Nell'editoriale della scorsa domenica si era segnalata l'ambiguità di un'amministrazione americana che, a parole, sembra richiamare Israele alla ragionevolezza, ma che poi, nei fatti, supporta senza riserve l'approccio - per usare un eufemismo - militarista di Tel Aviv. L'ennesimo veto imposto al Consiglio di Sicurezza delle Nazioni Unite ne è la riprova, ed è piuttosto indicativo che il voto abbia avuto luogo pochi giorni dopo l'approvazione, da parte del Congresso di Washington, di un maxi pacchetto di 14 miliardi di dollari in aiuti militari a favore di Israele.

È ormai chiaro che sulle preoccupazioni tattico-elettoralistiche (Biden sa bene che la sua campagna per le presidenziali diventerebbe molto più complicata con un conflitto in corso in Medio Oriente, anche se incombe sempre l'effetto boomerang degli elettori più vicini per religione e cultura alle condizioni dei palestinesi) prevale a Washington la forza del legame con Israele. La Casa Bianca, insomma, non ha intenzione di imporre una frenata ai piani di Netanyahu. 

L'atteggiamento americano è dovuto senza dubbio all'importanza attribuita a Israele come enclave occidentale nel mondo arabo e alle potenti pressioni delle lobby filoisraeliane. A questo punto, tuttavia, non si può fare a meno di cogliere un certo disorientamento strategico nella politica Usa. La decisioni dell'amministrazione Biden, cioè, appaiono determinate dall'inerzia della relazione con Tel Aviv più che da un'analisi davvero ponderata della situazione del campo e, soprattutto, dei suoi possibili esiti. E che cosa riservi il futuro è immediatamente chiaro se si presta attenzione alle dichiarazioni del governo israeliano.

Netanyahu ripete come un mantra il concetto che la guerra contro Hamas non potrà essere vinta senza un'operazione militare massiccia a Rafah, l'area a sud della Striscia di Gaza in cui si trovano ammassati oltre un milione e mezzo di rifugiati palestinesi. Il ministro (ed ex militare) Benny Gantz ha rincarato la dose, aggiungendovi che le operazioni militari potranno avere luogo anche nel mese sacro musulmano di Ramadan, che inizierà il prossimo 10 marzo. In altri termini, per Israele non solo la guerra non si ferma, ma proseguirà ancora a lungo. 

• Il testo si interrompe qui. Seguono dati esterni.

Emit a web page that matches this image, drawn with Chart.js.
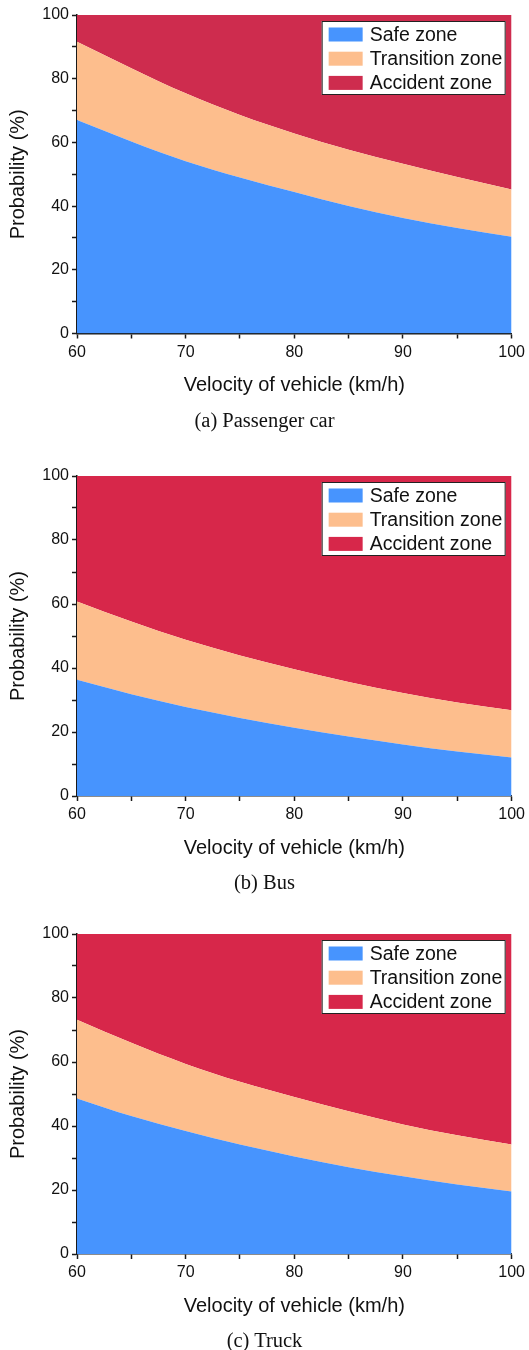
<!DOCTYPE html>
<html>
<head>
<meta charset="utf-8">
<script src="https://cdn.jsdelivr.net/npm/chart.js@4.4.1/dist/chart.umd.min.js"></script>
<style>
  html, body { margin: 0; padding: 0; background: #fff; overflow: hidden; }
  body { width: 529px; height: 1350px; position: relative; }
  canvas { position: absolute; left: 0; }
  .caption {
    position: absolute; left: 0; width: 529px; text-align: center;
    font-family: "Liberation Serif", "Times New Roman", serif; font-size: 20.5px;
    color: #111; line-height: 24px; margin-top: -12px;
  }
</style>
</head>
<body>
<canvas id="car" width="529" height="430"></canvas>
<canvas id="bus" width="529" height="430"></canvas>
<canvas id="truck" width="529" height="430"></canvas>
<div class="caption" id="capCar">(a) Passenger car</div>
<div class="caption" id="capBus">(b) Bus</div>
<div class="caption" id="capTruck">(c) Truck</div>
<script>
// Vehicle speed (km/h)
const speeds = [60, 65, 70, 75, 80, 85, 90, 95, 100];

// Probability of each zone (%), stacked to 100
const carSafe       = [67.0, 60.3, 54.1, 49.0, 44.4, 40.0, 36.3, 33.1, 30.4];
const carTransition = [24.6, 23.0, 21.3, 19.6, 18.4, 17.7, 17.0, 16.0, 14.8];
const carAccident   = [8.4, 16.7, 24.6, 31.4, 37.2, 42.3, 46.7, 50.9, 54.8];

const busSafe       = [36.3, 31.8, 27.8, 24.4, 21.3, 18.6, 16.1, 13.9, 12.0];
const busTransition = [24.5, 22.7, 21.0, 19.5, 18.3, 17.0, 16.1, 15.3, 14.8];
const busAccident   = [39.2, 45.5, 51.2, 56.1, 60.4, 64.4, 67.8, 70.8, 73.2];

const truckSafe       = [48.6, 43.1, 38.4, 34.2, 30.5, 27.1, 24.3, 21.7, 19.5];
const truckTransition = [24.6, 22.9, 21.0, 19.6, 18.6, 17.5, 16.2, 15.4, 14.7];
const truckAccident   = [26.8, 34.0, 40.6, 46.2, 50.9, 55.4, 59.5, 62.9, 65.8];

const zoneNames = ['Safe zone', 'Transition zone', 'Accident zone'];
const yTicks = [0, 20, 40, 60, 80, 100];
const xTicks = [60, 70, 80, 90, 100];

const SANS = '"Liberation Sans", Arial, sans-serif';
const BLUE = '#4794fe';
const PEACH = '#fdbe8d';

const toPoints = vals => vals.map((v, i) => ({ x: speeds[i], y: v }));

// Boxed legend drawn inside the top-right corner of the plot area
const boxedLegend = {
  id: 'boxedLegend',
  afterDraw(chart) {
    const { ctx, chartArea } = chart;
    const w = 184, h = 74;
    const left = chartArea.right - 6 - w;
    const top = chartArea.top + 6;
    ctx.save();
    ctx.fillStyle = '#fff';
    ctx.fillRect(left, top, w, h);
    ctx.strokeStyle = '#222';
    ctx.lineWidth = 1;
    ctx.strokeRect(left + 0.5, top + 0.5, w - 1, h - 1);
    ctx.font = '19.5px ' + SANS;
    ctx.textBaseline = 'middle';
    ctx.textAlign = 'left';
    chart.data.datasets.forEach((ds, i) => {
      const cy = top + 13.5 + i * 24.2;
      ctx.fillStyle = ds.backgroundColor;
      ctx.fillRect(left + 7, cy - 7, 34, 14);
      ctx.fillStyle = '#111';
      ctx.fillText(ds.label, left + 48, cy + 1);
    });
    ctx.restore();
  }
};

function makeChart(id, capId, canvasTop, plotH, safe, transition, accident, red) {
  const canvas = document.getElementById(id);
  canvas.style.top = canvasTop + 'px';
  const cap = document.getElementById(capId);
  cap.style.top = (canvasTop + 15 + plotH + 86) + 'px';

  const series = [safe, transition, accident];
  const colors = [BLUE, PEACH, red];
  const datasets = series.map((vals, i) => ({
    label: zoneNames[i],
    data: toPoints(vals),
    backgroundColor: colors[i],
    borderColor: colors[i],
    borderWidth: 0,
    pointRadius: 0,
    fill: i === 0 ? 'origin' : '-1',
    cubicInterpolationMode: 'monotone'
  }));

  const axisColor = '#1a1a1a';
  new Chart(canvas, {
    type: 'line',
    data: { datasets },
    plugins: [boxedLegend],
    options: {
      responsive: false,
      animation: false,
      devicePixelRatio: 1,
      layout: { padding: { top: 15, right: 15, bottom: 0, left: 0 } },
      plugins: { legend: { display: false }, tooltip: { enabled: false } },
      scales: {
        x: {
          type: 'linear', min: 60, max: 100,
          afterFit: s => { s.height = 430 - 15 - plotH; },
          border: { color: axisColor, width: 1.5 },
          grid: { drawOnChartArea: false, drawTicks: true, tickLength: 5, color: axisColor, tickWidth: 1.5 },
          ticks: {
            stepSize: 5, autoSkip: false, maxRotation: 0, padding: 4,
            color: '#111', font: { family: SANS, size: 16 },
            callback: v => xTicks.includes(v) ? String(v) : ''
          },
          title: {
            display: true, text: 'Velocity of vehicle (km/h)', color: '#111',
            font: { family: SANS, size: 20 }, padding: { top: 0, bottom: 351 - plotH }
          }
        },
        y: {
          stacked: true, min: 0, max: 100,
          afterFit: s => { s.width = 77; },
          border: { color: axisColor, width: 1.5 },
          grid: { drawOnChartArea: false, drawTicks: true, tickLength: 5, color: axisColor, tickWidth: 1.5 },
          ticks: {
            stepSize: 10, autoSkip: false, padding: 3,
            color: '#111', font: { family: SANS, size: 16 },
            callback: v => yTicks.includes(v) ? String(v) : ''
          },
          title: {
            display: true, text: 'Probability (%)', color: '#111',
            font: { family: SANS, size: 20 }, padding: { top: 6.5, bottom: 0 }
          }
        }
      }
    }
  });
}

makeChart('car', 'capCar', 0, 318.5, carSafe, carTransition, carAccident, '#ce2c4e');
makeChart('bus', 'capBus', 461, 320, busSafe, busTransition, busAccident, '#d7274a');
makeChart('truck', 'capTruck', 919, 320, truckSafe, truckTransition, truckAccident, '#d7274a');
</script>
</body>
</html>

A tutto ciò si deve aggiungere, aspetto tutt'altro che secondario, che anche Siria e Libano continuano da settimane ad essere oggetto dei bombardamenti israeliani. In Libano la tensione è particolarmente alta. Qui Israele non si è infatti limitata a bombardare il sud rurale, tradizionale presidio di Hezbollah, ma è arrivata a colpire Sidone e le aree urbane ad appena 40 chilometri da Beirut. Secondo alcuni analisti, il governo e i vertici militari di Tel Aviv starebbero studiando una nuova invasione del paese dei cedri nella prossima primavera (sarebbe la quarta in meno di cinquant'anni).

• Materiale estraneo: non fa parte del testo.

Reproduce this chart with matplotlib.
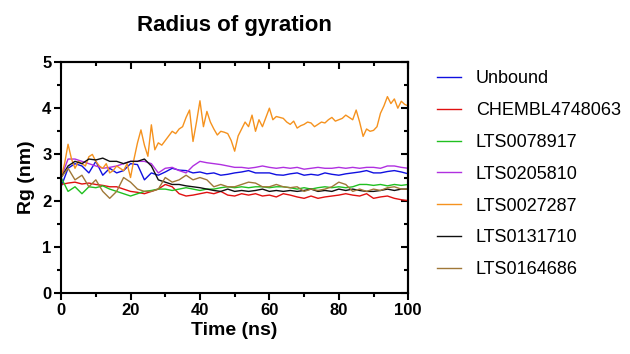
import matplotlib.pyplot as plt
import numpy as np

plt.rcParams['font.family'] = ['Liberation Sans', 'DejaVu Sans']

# time axis (ns), read every 2 ns
t = np.arange(0, 101, 2)
# orange trace read every 1 ns
t_fine = np.arange(0, 101, 1)

unbound = [2.30, 2.70, 2.80, 2.75, 2.60, 2.85, 2.55, 2.70, 2.60, 2.65, 2.80, 2.78, 2.45,
           2.60, 2.55, 2.62, 2.70, 2.66, 2.65, 2.60, 2.62, 2.58, 2.60, 2.55, 2.57, 2.60,
           2.62, 2.65, 2.60, 2.60, 2.60, 2.56, 2.55, 2.58, 2.60, 2.55, 2.57, 2.55, 2.60,
           2.57, 2.55, 2.58, 2.60, 2.62, 2.65, 2.60, 2.60, 2.63, 2.65, 2.62, 2.58]
chembl = [2.35, 2.38, 2.40, 2.36, 2.38, 2.35, 2.33, 2.30, 2.30, 2.25, 2.20, 2.18, 2.15,
          2.20, 2.25, 2.35, 2.30, 2.15, 2.10, 2.12, 2.15, 2.18, 2.15, 2.20, 2.12, 2.10,
          2.15, 2.12, 2.15, 2.10, 2.12, 2.08, 2.15, 2.12, 2.08, 2.05, 2.10, 2.05, 2.08,
          2.10, 2.12, 2.15, 2.12, 2.10, 2.15, 2.05, 2.08, 2.10, 2.05, 2.02, 2.00]
lts0078917 = [2.50, 2.20, 2.30, 2.15, 2.30, 2.28, 2.32, 2.25, 2.20, 2.15, 2.10, 2.15, 2.20,
              2.22, 2.25, 2.25, 2.22, 2.25, 2.28, 2.25, 2.22, 2.25, 2.25, 2.28, 2.30, 2.28,
              2.30, 2.28, 2.30, 2.30, 2.28, 2.30, 2.30, 2.28, 2.25, 2.28, 2.25, 2.28, 2.30,
              2.28, 2.30, 2.28, 2.30, 2.35, 2.35, 2.33, 2.35, 2.32, 2.35, 2.33, 2.35]
lts0205810 = [2.50, 2.90, 2.90, 2.85, 2.80, 2.75, 2.70, 2.72, 2.75, 2.80, 2.85, 2.85, 2.85,
              2.80, 2.60, 2.70, 2.72, 2.65, 2.60, 2.75, 2.85, 2.82, 2.80, 2.78, 2.75, 2.72,
              2.72, 2.70, 2.72, 2.75, 2.72, 2.70, 2.72, 2.70, 2.72, 2.68, 2.70, 2.72, 2.70,
              2.70, 2.72, 2.70, 2.72, 2.70, 2.72, 2.72, 2.70, 2.75, 2.75, 2.72, 2.70]
lts0027287 = [2.50, 2.80, 3.22, 2.90, 2.70, 2.85, 2.80, 2.75, 2.95, 3.00, 2.85, 2.75, 2.70,
              2.80, 2.60, 2.65, 2.75, 2.70, 2.65, 2.80, 2.50, 2.90, 3.25, 3.53, 3.20, 2.96,
              3.64, 3.10, 3.25, 3.20, 3.30, 3.40, 3.50, 3.45, 3.55, 3.60, 3.80, 3.96, 3.28,
              3.70, 4.16, 3.60, 3.93, 3.70, 3.55, 3.42, 3.50, 3.48, 3.45, 3.30, 3.07, 3.40,
              3.55, 3.70, 3.60, 3.85, 3.50, 3.75, 3.60, 3.80, 4.00, 3.75, 3.82, 3.80, 3.78,
              3.70, 3.65, 3.72, 3.57, 3.62, 3.65, 3.70, 3.68, 3.60, 3.65, 3.70, 3.68, 3.75,
              3.80, 3.72, 3.75, 3.78, 3.85, 3.80, 3.75, 3.96, 3.70, 3.39, 3.55, 3.50, 3.52,
              3.60, 3.89, 4.05, 4.25, 4.10, 4.20, 4.00, 4.15, 4.08, 4.05]
lts0131710 = [2.50, 2.75, 2.85, 2.80, 2.90, 2.88, 2.92, 2.85, 2.85, 2.80, 2.85, 2.85, 2.90,
              2.75, 2.45, 2.40, 2.35, 2.35, 2.32, 2.30, 2.28, 2.25, 2.22, 2.20, 2.25, 2.20,
              2.22, 2.20, 2.22, 2.25, 2.20, 2.22, 2.20, 2.22, 2.20, 2.22, 2.25, 2.20, 2.22,
              2.20, 2.25, 2.22, 2.25, 2.22, 2.20, 2.20, 2.22, 2.25, 2.22, 2.25, 2.25]
lts0164686 = [2.50, 2.70, 2.45, 2.55, 2.30, 2.45, 2.20, 2.05, 2.20, 2.50, 2.40, 2.25, 2.20,
              2.20, 2.25, 2.50, 2.40, 2.45, 2.55, 2.45, 2.50, 2.45, 2.30, 2.35, 2.30, 2.30,
              2.35, 2.40, 2.38, 2.30, 2.30, 2.35, 2.30, 2.28, 2.30, 2.20, 2.25, 2.22, 2.25,
              2.30, 2.40, 2.35, 2.20, 2.25, 2.20, 2.25, 2.22, 2.28, 2.30, 2.25, 2.25]

labels = ['Unbound', 'CHEMBL4748063', 'LTS0078917', 'LTS0205810',
          'LTS0027287', 'LTS0131710', 'LTS0164686']
colors = ['#1010e0', '#e01010', '#20c020', '#b030e0', '#f5921e', '#101010', '#a07838']
series = [(t, unbound), (t, chembl), (t, lts0078917), (t, lts0205810),
          (t_fine, lts0027287), (t, lts0131710), (t, lts0164686)]

fig = plt.figure(figsize=(6.3, 3.54), dpi=100)
ax = fig.add_axes([0.097, 0.172, 0.551, 0.653])

for (x, y), lab, c in zip(series, labels, colors):
    ax.plot(x, y, color=c, lw=1.0, label=lab)

ax.set_xlim(0, 100)
ax.set_ylim(0, 5)
xmaj, xmin = np.arange(0, 101, 20), np.arange(10, 100, 20)
ymaj, ymin = np.arange(0, 6, 1), np.arange(0.5, 5, 1)
ax.set_xticks(xmaj)
ax.set_xticks(xmin, minor=True)
ax.set_yticks(ymaj)
ax.set_yticks(ymin, minor=True)

for sp in ax.spines.values():
    sp.set_linewidth(1.5)
ax.tick_params(which='both', width=1.5, labelsize=12, pad=2)
ax.tick_params(which='major', length=5)
ax.tick_params(which='minor', length=3)
for lab in ax.get_xticklabels() + ax.get_yticklabels():
    lab.set_fontweight('bold')

# inward ticks on top and right
top = ax.secondary_xaxis('top')
top.set_xticks(xmaj, labels=[])
top.set_xticks(xmin, minor=True)
right = ax.secondary_yaxis('right')
right.set_yticks(ymaj, labels=[])
right.set_yticks(ymin, minor=True)
for sec in (top, right):
    sec.tick_params(which='both', direction='in', width=1.5)
    sec.tick_params(which='major', length=5)
    sec.tick_params(which='minor', length=3)
    for sp in sec.spines.values():
        sp.set_linewidth(1.5)

ax.set_xlabel('Time (ns)', fontsize=14, fontweight='bold', labelpad=3)
ax.set_ylabel('Rg (nm)', fontsize=14, fontweight='bold', labelpad=5)
ax.set_title('Radius of gyration', fontsize=16, fontweight='bold', pad=22)

leg = ax.legend(loc='upper left', bbox_to_anchor=(1.036, 1.034), frameon=False,
                fontsize=13, handlelength=1.35, labelspacing=0.82, handletextpad=0.8)

fig.savefig('out.png', dpi=100)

Lo scenario che abbiamo di fronte è quello di un inasprimento del conflitto. Un'escalation che è fortemente voluta dallo stesso Netanyahu, il quale sa benissimo che a guerra terminata sarà verosimilmente costretto a rassegnare le dimissioni, e dall'intero governo israeliano, che vede nella congiuntura odierna un'occasione per conquistare e colonizzare nuovi territori e realizzare la "Grande Israele".

L'inerzia americana sta nei fatti assecondando questo disegno e rischia seriamente di innescare un'effetto domino che porterà la destabilizzazione e la guerra nell'intera regione mediorientale, con conseguenze imprevedibili, ma certamente di ampia portata, mentre non è chiaro chi sarà dal 2025 e per i successivi quattro anni il Comandante in capo delle Forze armate statunitensi...  

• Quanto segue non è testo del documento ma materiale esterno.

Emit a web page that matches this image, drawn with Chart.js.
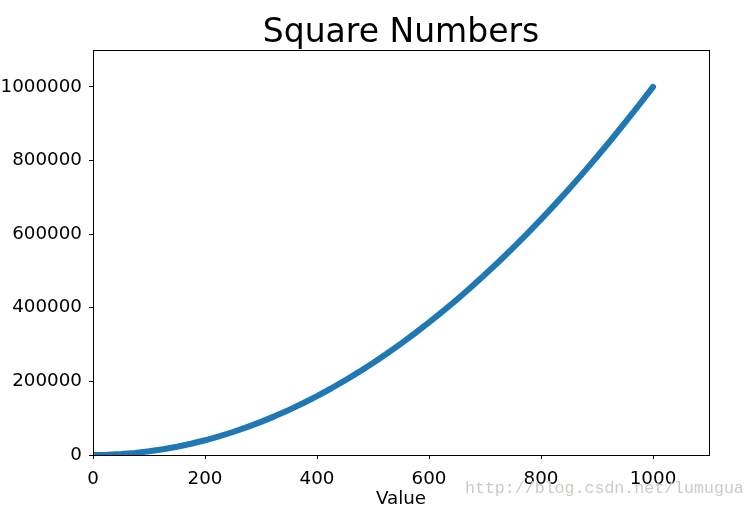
<!DOCTYPE html>
<html>
<head>
<meta charset="utf-8">
<script src="https://cdn.jsdelivr.net/npm/chart.js@4/dist/chart.umd.min.js"></script>
<style>
  html, body { margin: 0; padding: 0; background: #ffffff; }
  #wrap { width: 756px; height: 507px; }
</style>
</head>
<body>
<div id="wrap"><canvas id="c" width="756" height="507"></canvas></div>
<script>
// Data (values are squares of the inputs)
const inputValues = [1, 25, 50, 75, 100, 125, 150, 175, 200, 225, 250, 275, 300, 325, 350, 375, 400, 425, 450, 475, 500,
  525, 550, 575, 600, 625, 650, 675, 700, 725, 750, 775, 800, 825, 850, 875, 900, 925, 950, 975, 1000];
const squareValues = [1, 625, 2500, 5625, 10000, 15625, 22500, 30625, 40000, 50625, 62500, 75625, 90000, 105625, 122500,
  140625, 160000, 180625, 202500, 225625, 250000, 275625, 302500, 330625, 360000, 390625, 422500, 455625, 490000,
  525625, 562500, 600625, 640000, 680625, 722500, 765625, 810000, 855625, 902500, 950625, 1000000];
const xTickLabels = [0, 200, 400, 600, 800, 1000];
const yTickLabels = [0, 200000, 400000, 600000, 800000, 1000000];
const chartTitle = "Square Numbers";
const xAxisTitle = "Value";
const watermark = "http://blog.csdn.net/lumugua";

const points = inputValues.map((v, i) => ({ x: v, y: squareValues[i] }));

const framePlugin = {
  id: 'frame',
  afterDatasetsDraw(chart) {
    const { ctx, chartArea: a } = chart;
    ctx.save();
    ctx.strokeStyle = '#000000';
    ctx.lineWidth = 1;
    ctx.strokeRect(Math.round(a.left) + 0.5, Math.round(a.top) + 0.5,
      Math.round(a.right - a.left), Math.round(a.bottom - a.top));
    ctx.restore();
  },
  afterDraw(chart) {
    const { ctx, chartArea: a } = chart;
    ctx.save();
    // title centred over the plot area
    ctx.font = '33px "DejaVu Sans", sans-serif';
    ctx.fillStyle = '#000000';
    ctx.textAlign = 'center';
    ctx.textBaseline = 'alphabetic';
    ctx.fillText(chartTitle, (a.left + a.right) / 2, 42);
    // watermark
    ctx.font = '16.6px "Liberation Mono", monospace';
    ctx.fillStyle = '#cbcbc6';
    ctx.textAlign = 'left';
    ctx.fillText(watermark, 465, 493);
    ctx.restore();
  }
};

const font = { family: '"DejaVu Sans", sans-serif', size: 18.3 };

new Chart(document.getElementById('c'), {
  type: 'scatter',
  data: {
    datasets: [{
      data: points,
      showLine: true,
      borderColor: '#1f77b4',
      backgroundColor: '#1f77b4',
      borderWidth: 6,
      borderCapStyle: 'round',
      borderJoinStyle: 'round',
      pointRadius: 0,
      tension: 0,
      clip: 0
    }]
  },
  options: {
    responsive: false,
    animation: false,
    devicePixelRatio: 1,
    layout: { padding: { left: 0, right: 47, top: 50, bottom: 0 } },
    plugins: {
      legend: { display: false },
      tooltip: { enabled: false },
      title: { display: false }
    },
    scales: {
      x: {
        type: 'linear',
        min: 0,
        max: 1100,
        afterBuildTicks(scale) { scale.ticks = xTickLabels.map(v => ({ value: v })); },
        afterFit(scale) { scale.height = 52; },
        ticks: { color: '#000000', font: font, padding: 9, maxRotation: 0, includeBounds: false, callback: v => String(v) },
        grid: { display: true, drawOnChartArea: false, tickLength: 4, color: '#000000', tickColor: '#000000' },
        border: { display: true, color: '#000000', width: 1 },
        title: { display: true, text: xAxisTitle, color: '#000000',
          font: { family: '"DejaVu Sans", sans-serif', size: 18.3, lineHeight: 1.1 },
          padding: { top: 0, bottom: -2 } }
      },
      y: {
        type: 'linear',
        min: 0,
        max: 1100000,
        afterBuildTicks(scale) { scale.ticks = yTickLabels.map(v => ({ value: v })); },
        afterFit(scale) { scale.width = 93; },
        ticks: { color: '#000000', font: font, padding: 7, includeBounds: false, callback: v => String(v) },
        grid: { display: true, drawOnChartArea: false, tickLength: 4, color: '#000000', tickColor: '#000000' },
        border: { display: true, color: '#000000', width: 1 }
      }
    }
  },
  plugins: [framePlugin]
});
</script>
</body>
</html>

I primi a pagare il prezzo di tutto ciò saranno, ancora una volta, i palestinesi. La loro voce, mai ascoltata dagli Stati Uniti e da Israele, è sempre più fioca, sommersa dal sangue di Gaza. Ma probabilmente i 30mila morti di oggi non sono che l'inizio. Altra distruzione e altro dolore si affacciano all'orizzonte.